Ахмет первым дал сигнал к отъезду. Ван Миттен был далек от того, чтобы его удерживать. Господин Керабан выдохнул последние клубы табачного дыма, ямщик сел в седло, и карета покатила по дороге, спускающейся к Херсону.
Путешественникам предстояло проделать семнадцать лье по малоплодородной территории. Кругом виднелись тутовые деревья, тополя, ивы. Ближе к Днепру, текущему на протяжении около четырехсот лье[161] и оканчивающемуся у Херсона, раскинулись обширные равнины, покрытые камышом и васильками. Но «васильки» улетали, взмахнув крыльями, едва грохочущая карета подъезжала к ним поближе. Это были голубые сойки. Их весьма неприятный писк не компенсировался даже чудесным переливом оперения.
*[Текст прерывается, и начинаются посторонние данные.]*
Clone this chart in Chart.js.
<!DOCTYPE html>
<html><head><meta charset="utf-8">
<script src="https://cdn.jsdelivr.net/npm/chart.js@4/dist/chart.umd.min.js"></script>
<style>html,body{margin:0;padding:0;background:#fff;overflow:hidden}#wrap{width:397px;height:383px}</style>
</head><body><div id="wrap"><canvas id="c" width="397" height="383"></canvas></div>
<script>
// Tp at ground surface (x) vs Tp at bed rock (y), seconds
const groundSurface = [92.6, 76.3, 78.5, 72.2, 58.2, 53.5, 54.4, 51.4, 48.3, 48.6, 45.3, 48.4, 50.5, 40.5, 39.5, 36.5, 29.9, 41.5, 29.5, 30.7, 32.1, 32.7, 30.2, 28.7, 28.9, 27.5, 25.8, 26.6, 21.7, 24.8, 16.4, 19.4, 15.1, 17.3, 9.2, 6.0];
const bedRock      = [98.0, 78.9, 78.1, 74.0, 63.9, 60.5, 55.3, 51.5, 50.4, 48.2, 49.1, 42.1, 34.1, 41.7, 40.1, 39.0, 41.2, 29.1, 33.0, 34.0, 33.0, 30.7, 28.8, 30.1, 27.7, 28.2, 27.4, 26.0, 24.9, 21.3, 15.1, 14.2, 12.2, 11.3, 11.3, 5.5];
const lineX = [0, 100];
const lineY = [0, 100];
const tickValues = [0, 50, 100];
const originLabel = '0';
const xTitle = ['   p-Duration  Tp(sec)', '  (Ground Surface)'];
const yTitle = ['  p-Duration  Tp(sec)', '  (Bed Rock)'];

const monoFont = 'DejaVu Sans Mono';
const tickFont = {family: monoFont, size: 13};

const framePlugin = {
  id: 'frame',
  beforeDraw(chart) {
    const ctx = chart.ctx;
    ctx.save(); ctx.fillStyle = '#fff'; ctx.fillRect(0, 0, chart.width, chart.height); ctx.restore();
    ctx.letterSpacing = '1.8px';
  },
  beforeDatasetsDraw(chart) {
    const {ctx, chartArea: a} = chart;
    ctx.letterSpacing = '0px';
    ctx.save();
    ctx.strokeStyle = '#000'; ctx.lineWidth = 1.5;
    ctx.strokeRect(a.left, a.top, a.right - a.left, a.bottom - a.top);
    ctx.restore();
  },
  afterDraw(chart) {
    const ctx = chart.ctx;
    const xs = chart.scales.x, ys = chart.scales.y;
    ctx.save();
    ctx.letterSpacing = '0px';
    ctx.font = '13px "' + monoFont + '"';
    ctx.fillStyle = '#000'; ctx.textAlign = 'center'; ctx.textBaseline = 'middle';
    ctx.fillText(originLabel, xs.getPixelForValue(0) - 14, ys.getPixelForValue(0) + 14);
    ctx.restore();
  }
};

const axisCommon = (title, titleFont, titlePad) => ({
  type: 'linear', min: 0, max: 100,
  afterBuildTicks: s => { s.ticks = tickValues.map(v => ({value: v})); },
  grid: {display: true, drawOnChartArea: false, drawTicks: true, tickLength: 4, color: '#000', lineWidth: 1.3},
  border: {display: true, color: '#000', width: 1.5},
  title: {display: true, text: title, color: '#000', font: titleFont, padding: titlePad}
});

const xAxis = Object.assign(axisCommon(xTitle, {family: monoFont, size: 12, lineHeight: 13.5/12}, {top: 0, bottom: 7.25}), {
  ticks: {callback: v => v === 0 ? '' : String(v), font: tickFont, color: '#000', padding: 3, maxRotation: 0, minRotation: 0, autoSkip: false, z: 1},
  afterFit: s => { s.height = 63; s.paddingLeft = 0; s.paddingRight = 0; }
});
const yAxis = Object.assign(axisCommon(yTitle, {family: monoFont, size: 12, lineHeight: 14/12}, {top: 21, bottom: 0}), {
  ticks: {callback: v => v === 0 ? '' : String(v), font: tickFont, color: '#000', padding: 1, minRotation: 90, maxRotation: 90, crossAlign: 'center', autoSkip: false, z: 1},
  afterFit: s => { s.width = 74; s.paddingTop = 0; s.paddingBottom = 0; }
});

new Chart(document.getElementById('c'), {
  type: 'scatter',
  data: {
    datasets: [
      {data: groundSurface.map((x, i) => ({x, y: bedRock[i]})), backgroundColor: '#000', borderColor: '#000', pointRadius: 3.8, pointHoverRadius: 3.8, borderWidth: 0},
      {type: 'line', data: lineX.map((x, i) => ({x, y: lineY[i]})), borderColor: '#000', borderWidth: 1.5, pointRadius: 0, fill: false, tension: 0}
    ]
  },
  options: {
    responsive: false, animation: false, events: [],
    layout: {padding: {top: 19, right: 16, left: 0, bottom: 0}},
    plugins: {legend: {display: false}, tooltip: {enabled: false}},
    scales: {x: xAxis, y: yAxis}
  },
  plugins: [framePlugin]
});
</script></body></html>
Двадцать девятого августа на рассвете господин Керабан и его спутники после ночи, прошедшей без происшествий, прибыли в Херсон, столицу губернии, основанную Потемкиным. Путешественники могли только порадоваться существованию этого детища фаворита Екатерины II. Они нашли там хорошую гостиницу, в которой задержались на несколько часов, и магазины, достаточно обеспеченные провизией, чтобы пополнить запас в карете. Этим занялся Бруно, значительно более расторопный, чем Низиб, и прекрасно справился со своей задачей.
Через несколько часов путешественники сменили лошадей в довольно большом селе Алешки и направились к Перекопскому перешейку, соединяющему Крым с южным побережьем России.
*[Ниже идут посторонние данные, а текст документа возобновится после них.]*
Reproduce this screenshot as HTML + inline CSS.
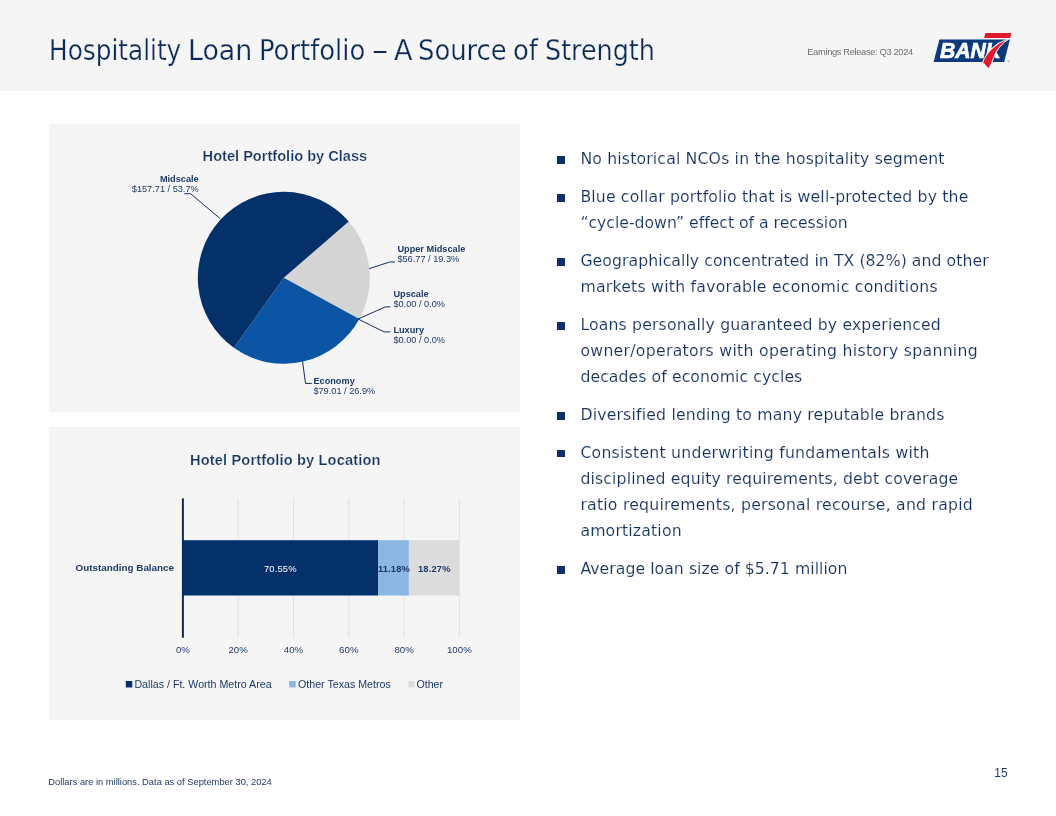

Надо ли говорить, что, находясь в Алешках[162], Ахмет не позабыл послать оттуда очередное письмо в Одессу. Когда спутники уже заняли место в карете и упряжка мчалась во весь опор по дороге на Перекоп, господин Керабан спросил племянника, не забыл ли он послать его и свои наилучшие пожелания банкиру Селиму.
— Безусловно, не забыл, дядя, — ответил Ахмет. — И даже прибавил, что мы делаем все возможное, чтобы добраться до Скутари как можно раньше.
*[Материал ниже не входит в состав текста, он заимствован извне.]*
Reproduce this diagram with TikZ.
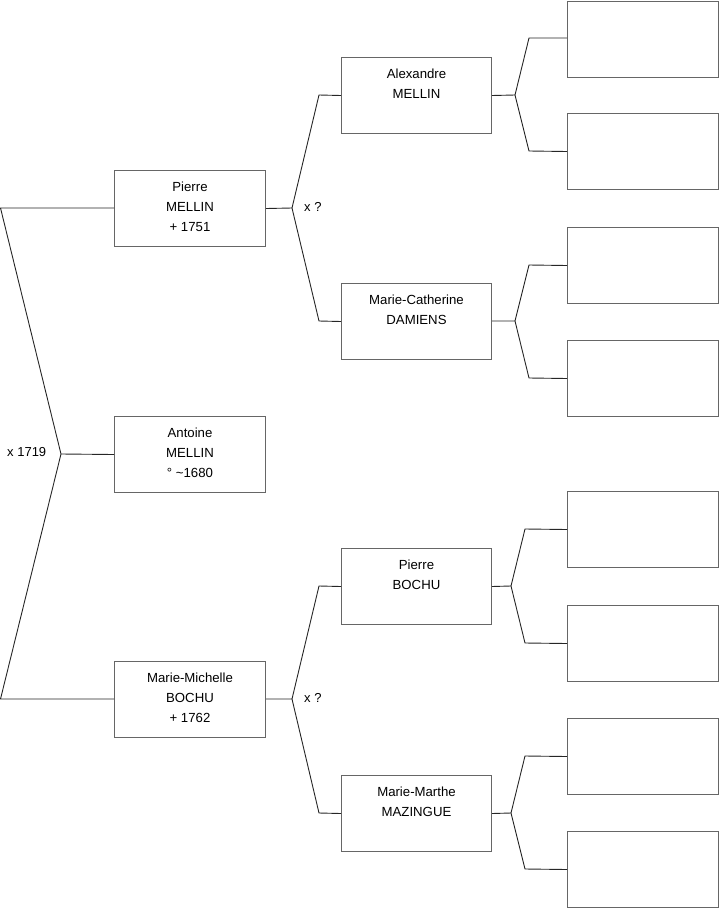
\documentclass[tikz,border=0pt]{standalone}
\usepackage{fontspec}
\setmainfont{Liberation Sans}
\begin{document}
\begin{tikzpicture}[x=1pt,y=-1pt,
  person/.style={draw=black!60,line width=1pt,minimum width=151pt,minimum height=76pt,
    inner sep=0pt,align=center,font=\fontsize{13.2}{20}\selectfont,anchor=north west},
  conn/.style={draw=black!85,line width=0.9pt},
  lbl/.style={font=\fontsize{13}{15}\selectfont,inner sep=0pt}]
\useasboundingbox (0,0) rectangle (719,908);
% generation 1
\node[person] (p)  at (114,170) {Pierre\\MELLIN\\+ 1751\\[-16pt]\mbox{}};
\node[person] (an) at (114,416) {Antoine\\MELLIN\\° \textasciitilde1680\\[-16pt]\mbox{}};
\node[person] (mm) at (114,661) {Marie-Michelle\\BOCHU\\+ 1762\\[-16pt]\mbox{}};
% generation 2
\node[person,minimum width=150pt] (al) at (341,57)  {Alexandre\\MELLIN\\[4pt]\mbox{}};
\node[person,minimum width=150pt] (mc) at (341,283) {Marie-Catherine\\DAMIENS\\[4pt]\mbox{}};
\node[person,minimum width=150pt] (pb) at (341,548) {Pierre\\BOCHU\\[4pt]\mbox{}};
\node[person,minimum width=150pt] (ma) at (341,775) {Marie-Marthe\\MAZINGUE\\[4pt]\mbox{}};
% generation 3 (empty)
\node[person] (e1) at (567,0.5) {};
\node[person] (e2) at (567,113) {};
\node[person] (e3) at (567,227) {};
\node[person] (e4) at (567,340) {};
\node[person] (e5) at (567,491) {};
\node[person] (e6) at (567,605) {};
\node[person] (e7) at (567,718) {};
\node[person] (e8) at (567,831) {};
% coordinates
\coordinate (l1) at (0.5,208);
\coordinate (l2) at (0.5,699);
\coordinate (lj) at (61,454);
\coordinate (pj) at (292,208);
\coordinate (pa) at (319,95);
\coordinate (pc) at (319,321);
\coordinate (mj) at (292,699);
\coordinate (mb) at (319,586);
\coordinate (mz) at (319,813);
\coordinate (aj) at (515,95);
\coordinate (a1) at (529,38);
\coordinate (a2) at (529,151);
\coordinate (cj) at (515,321);
\coordinate (c1) at (529,265);
\coordinate (c2) at (529,378);
\coordinate (bj) at (511,586);
\coordinate (b1) at (525,529);
\coordinate (b2) at (525,643);
\coordinate (zj) at (511,813);
\coordinate (z1) at (525,756);
\coordinate (z2) at (525,869);
% connectors
\draw[conn] (p.west |- l1) -- (l1) -- (lj) -- (l2) -- (mm.west |- l2);
\draw[conn] (lj) -- (an.west);
\draw[conn] (p.east) -- (pj) -- (pa) -- (al.west);
\draw[conn] (pj) -- (pc) -- (mc.west);
\draw[conn] (mm.east |- mj) -- (mj) -- (mb) -- (pb.west);
\draw[conn] (mj) -- (mz) -- (ma.west);
\draw[conn] (al.east) -- (aj) -- (a1) -- (e1.west |- a1);
\draw[conn] (aj) -- (a2) -- (e2.west);
\draw[conn] (mc.east |- cj) -- (cj) -- (c1) -- (e3.west);
\draw[conn] (cj) -- (c2) -- (e4.west);
\draw[conn] (pb.east) -- (bj) -- (b1) -- (e5.west);
\draw[conn] (bj) -- (b2) -- (e6.west);
\draw[conn] (ma.east) -- (zj) -- (z1) -- (e7.west);
\draw[conn] (zj) -- (z2) -- (e8.west);
% labels
\node[lbl,anchor=west] (x1) at (7,452) {x 1719};
\node[lbl,anchor=west] (x2) at (304,207) {x ?};
\node[lbl,anchor=west] (x3) at (304,698) {x ?};
\end{tikzpicture}
\end{document}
— Ты хорошо сделал, племянник. Нужно давать знать о себе с каждого почтового отделения, где бы оно нам ни встретилось.
— К несчастью, мы никогда не знаем заранее места очередной стоянки, — заметил Ахмет, — поэтому все наши письма останутся без ответа.
— Действительно, — подтвердил ван Миттен.
— Да, кстати, — обратился Керабан к своему роттердамскому другу, — мне кажется, вы не слишком спешите послать весточку госпоже ван Миттен. Что подумает эта превосходная жена о вашей небрежности?
— Госпожа ван Миттен? — переспросил голландец в некотором замешательстве.
— Да!
— Госпожа ван Миттен, безусловно, порядочная женщина. В этом смысле мне не в чем упрекнуть свою жену. Но как подруга жизни… Да, но, друг Керабан, почему мы говорим о госпоже ван Миттен?
— Э… Да потому, что, насколько я помню, это очень милый человек.
— Да? — произнес ван Миттен, как если бы ему сообщили нечто совершенно новое для него.
— Помнишь, Ахмет, как я отзывался о ней в самых лучших выражениях, когда вернулся из Роттердама?
— Помню, дядя.
— И во время моей поездки я был очарован ее приемом.
— Да? — повторил ван Миттен.
— Но, — продолжил Керабан, — должен признать, что иногда у нее бывают странные идеи, капризы, причуды. Но это вообще свойственно слабому полу. Даже если нельзя уступать женщинам, то не стоит и упрекать их. Именно так я всегда и поступал.
— И вы действовали вполне разумно, — поддержал друга ван Миттен.
— Она все так же страстно любит тюльпаны, как, впрочем, и полагается истинной голландке?[163] — спросил Керабан.
— Страстно.
— Ну, ван Миттен, давайте говорить откровенно. Я чувствую в вас какой-то холодок по отношению к жене.
— «Холодок» — было бы еще слишком теплым выражением того, что я к ней испытываю.
— Что вы говорите? — воскликнул Керабан.
— Я никогда не разговаривал с вами серьезно о госпоже ван Миттен. Но коль скоро речь зашла на эту тему и представляется удобный случай, то сделаю одно признание.
— Признание?
— Да, друг Керабан! Мы с госпожой ван Миттен разошлись.
— Разошлись! — воскликнул Керабан. — С обоюдного согласия?
— С обоюдного согласия.
— И навсегда?
— Навсегда.
163
Разведение и выращивание тюльпанов составляет в Голландии и национальное увлечение, и предмет гордости, и основательную статью доходов государства и населения.